My Life

My Life 4 star

This has been sitting on the Sky+ box for quite a while now, and I can’t count the number of times I almost bought this movie on DVD over the past 2 or 3 years but couldn’t bring myself to do it. I probably haven’t actually seen the movie in almost 10 years, and at the time it was among my first all-time faves, made me bawl like a baby everytime I watched it, which was probably weekly if not daily. I’ve been putting off watching it so much ‘cos I didn’t want to suddenly find that it’s a really bad movie or something.

There are one or two seriously cheesy moments – when Michael Keaton bursts in on his doctor’s surgery early on, for example, to inform him in über-macho manner that he has no right to take away his hope (followed by an even cheesier exit as he grabs Nicole Kidman by the hand and leads her away, lol); the “Chariots of Fire” rollercoaster ride rolls eyes; and the rollercoaster reprise, Keaton’s ascent to the white light – but this is a movie like Stealing Home to me … even with all its flaws, I will always have a huge place in my heart for it, and it’s down to the moments and the music, that beautiful theme by John Barry that sets me crying before the opening credits have even finished, before they’ve begun even, so engrained in my memory is it, that let me lose myself completely and drown in tears.
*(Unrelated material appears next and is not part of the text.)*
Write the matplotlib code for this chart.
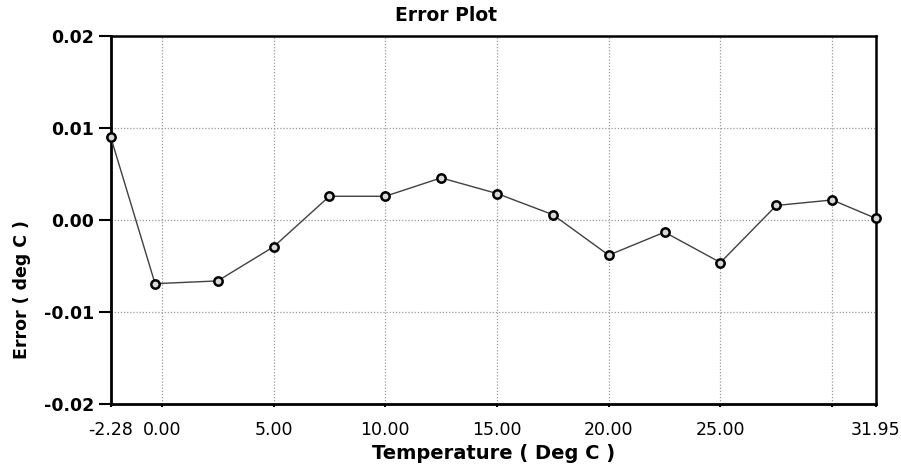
import numpy as np
import matplotlib
matplotlib.use("Agg")
import matplotlib.pyplot as plt

# values
temp = [-2.28, -0.3, 2.5, 5.0, 7.5, 10.0, 12.5, 15.0, 17.5, 20.0, 22.5, 25.0, 27.5, 30.0, 31.95]
error = [0.0090, -0.0069, -0.0066, -0.0029, 0.0026, 0.0026, 0.0046, 0.0029,
         0.0006, -0.0038, -0.0013, -0.0046, 0.0016, 0.0022, 0.0002]

x_ticks = [-2.28, 0, 5, 10, 15, 20, 25, 30, 31.95]
x_tick_labels = ['-2.28', '0.00', '5.00', '10.00', '15.00', '20.00', '25.00', '', '31.95']
y_ticks = [-0.02, -0.01, 0.0, 0.01, 0.02]
y_tick_labels = ['-0.02', '-0.01', '0.00', '0.01', '0.02']
grid_x = [0, 5, 10, 15, 20, 25, 30]
grid_y = [-0.01, 0.0, 0.01]


def main():
    fig = plt.figure(figsize=(9.01, 4.70), dpi=100)
    ax = fig.add_axes([0.123, 0.140, 0.849, 0.783])

    # dotted grid
    for g in grid_x:
        ax.axvline(g, color='#9a9a9a', lw=0.9, ls=(0, (1, 1.5)), zorder=0)
    for g in grid_y:
        ax.axhline(g, color='#9a9a9a', lw=0.9, ls=(0, (1, 1.5)), zorder=0)

    ax.plot(temp, error, color='#404040', lw=1.0, marker='o', markersize=6,
            markerfacecolor='#d8d8d8', markeredgecolor='black', markeredgewidth=1.8,
            clip_on=False, zorder=3)

    ax.set_xlim(-2.28, 31.95)
    ax.set_ylim(-0.02, 0.02)

    ax.set_xticks(x_ticks)
    ax.set_xticklabels(x_tick_labels, fontsize=12.5)
    ax.set_yticks(y_ticks)
    ax.set_yticklabels(y_tick_labels, fontsize=12.5, fontweight='semibold')
    ax.tick_params(axis='x', direction='out', length=2, width=1.5, pad=10, colors='black')
    ax.tick_params(axis='y', direction='out', length=9, width=1.5, pad=3)

    for side in ['left', 'bottom']:
        ax.spines[side].set_linewidth(2.0)
    for side in ['top', 'right']:
        ax.spines[side].set_linewidth(1.8)

    fig.text(0.495, 0.968, 'Error Plot', ha='center', va='center',
             fontsize=13.5, fontweight='bold')
    ax.set_xlabel('Temperature ( Deg C )', fontsize=14, fontweight='bold', labelpad=4)
    fig.text(0.024, 0.383, 'Error ( deg C )', ha='center', va='center', rotation=90,
             fontsize=12.5, fontweight='bold')

    fig.savefig('out.png', dpi=100)


if __name__ == "__main__":
    main()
One or two things I’d forgotten between the last viewing and this one: I love how we’re plunged into the thick of the situation. From her first moment on screen, Nicole Kidman already looks exhausted … she’s all cried out and has clearly got over the shock that her husband is dying long before we see her. We skip the whole emotional scene of diagnosis one would think would obviously be included in a movie like this (it kinda does come later on, but it’s the thought that counts, and I’m glad to be spared half an hour “getting to know the characters”). And SPOILER I’d forgotten that he actually gets to see his son born. I don’t know why that had slipped my mind. I’d almost forgotten the last quarter of the movie entirely, in fact, forgot how it switches focus from the main “leave something behind for my child,” storyline to the quite shockingly raw and real decline of Keaton’s health.

Tuesdays With Morrie no doubt did it all a little better and My Life Without Me went further still with a particularly similar storyline (I’d never made the connection before now) – but this one is so full of naïvety, doesn’t take itself too seriously, and goes into spiritual territory (if a little ridiculous at times) ... heck, it’s worth it for Barry’s score alone. One to keep around for a bad day.